Tahiti, Gauguin e la nuova mostra londinese

Dopo 50 anni, Londra torna a esporre Paul Gauguin [it] in una mostra in partenza a settembre alla Tate Modern, dal titolo “Gauguin: Maker of Myth”, che presenterà anche opere inedite per la capitale britannica. Dal suo blog, ‘Philosophy of Science Portal’, Mercury [en] rilancia le riflessioni nate intorno alla figura dell'artista in vista di questo evento e si chiede, in calce alla riproduzione di alcuni fra i più sensuali dipinti del francese: “Vi pare un caso estremo di manipolazione della verità per rappresentare una situazione irreale? E a che scopo?”.

Intanto Belinda Thompson, che della mostra è co-curatrice, sostiene che non fu Tahiti a trasformare l'arte di Gauguin [en], e che il seme del suo stile pittorico germogliò assai prima, nutrendosi dell'interesse verso le culture alternative d'Europa, a partire dalla Bretagna.

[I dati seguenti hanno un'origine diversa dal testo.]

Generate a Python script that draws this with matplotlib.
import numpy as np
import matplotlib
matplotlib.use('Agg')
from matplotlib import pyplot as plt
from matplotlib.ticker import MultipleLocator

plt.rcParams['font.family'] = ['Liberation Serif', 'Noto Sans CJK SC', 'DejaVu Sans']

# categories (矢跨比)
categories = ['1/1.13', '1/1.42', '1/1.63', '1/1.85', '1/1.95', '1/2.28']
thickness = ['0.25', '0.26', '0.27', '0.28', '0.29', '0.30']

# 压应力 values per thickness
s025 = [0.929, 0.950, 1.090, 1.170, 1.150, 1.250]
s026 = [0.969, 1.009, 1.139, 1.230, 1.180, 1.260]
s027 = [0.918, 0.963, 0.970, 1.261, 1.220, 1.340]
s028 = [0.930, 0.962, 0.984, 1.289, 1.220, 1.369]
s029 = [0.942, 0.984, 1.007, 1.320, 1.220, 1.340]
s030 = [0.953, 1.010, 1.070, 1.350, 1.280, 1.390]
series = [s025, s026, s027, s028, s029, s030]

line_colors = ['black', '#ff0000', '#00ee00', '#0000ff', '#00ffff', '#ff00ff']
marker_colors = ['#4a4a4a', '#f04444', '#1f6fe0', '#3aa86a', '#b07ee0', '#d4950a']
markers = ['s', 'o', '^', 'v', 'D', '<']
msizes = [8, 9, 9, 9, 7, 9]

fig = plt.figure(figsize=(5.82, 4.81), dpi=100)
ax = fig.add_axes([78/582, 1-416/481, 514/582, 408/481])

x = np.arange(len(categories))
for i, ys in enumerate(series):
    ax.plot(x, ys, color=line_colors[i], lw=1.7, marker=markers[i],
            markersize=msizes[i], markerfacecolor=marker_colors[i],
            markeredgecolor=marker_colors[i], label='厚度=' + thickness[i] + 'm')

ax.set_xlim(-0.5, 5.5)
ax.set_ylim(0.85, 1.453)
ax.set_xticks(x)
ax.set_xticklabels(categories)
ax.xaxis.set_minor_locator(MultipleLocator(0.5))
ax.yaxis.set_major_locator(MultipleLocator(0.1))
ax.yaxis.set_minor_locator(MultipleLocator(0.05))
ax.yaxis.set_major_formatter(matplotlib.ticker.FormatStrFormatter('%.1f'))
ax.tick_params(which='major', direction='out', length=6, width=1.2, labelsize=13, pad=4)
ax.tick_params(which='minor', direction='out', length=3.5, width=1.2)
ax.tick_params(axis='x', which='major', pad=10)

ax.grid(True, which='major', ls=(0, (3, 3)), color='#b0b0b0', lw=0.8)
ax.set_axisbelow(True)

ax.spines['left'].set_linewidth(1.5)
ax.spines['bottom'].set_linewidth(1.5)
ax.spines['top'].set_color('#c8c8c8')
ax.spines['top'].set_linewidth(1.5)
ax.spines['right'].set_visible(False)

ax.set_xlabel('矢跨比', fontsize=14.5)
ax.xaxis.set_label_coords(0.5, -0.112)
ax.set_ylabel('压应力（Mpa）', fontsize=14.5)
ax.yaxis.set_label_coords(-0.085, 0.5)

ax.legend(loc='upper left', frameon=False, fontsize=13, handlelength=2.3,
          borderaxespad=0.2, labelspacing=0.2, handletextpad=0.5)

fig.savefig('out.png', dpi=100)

In Polinesia Gauguin avrebbe attinto a piene mani alle credenze locali, mentre alla fine dell'800, i riti della cultura Maori stavano già rapidamente scomparendo per effetto dell'evangelizzazione cristiana.

Sembra che la mostra voglia svelare questo volto di Gauguin, che sulle pagine di The Guardian Charlotte Higging, traendo spunto dalla colorita definizione dell'artista [“un manipolatore patentato”] suggerita dall'altra co-curatrice, Christine Ridding,  non esita a definire fin dal titolo e nell'incipit “affabulatore e spudorato manipolatore di verità, oltre che abile pubblicista di se stesso” [en].

Il tutto per dimostrare che Gauguin non era un marginale, ma un artista vero?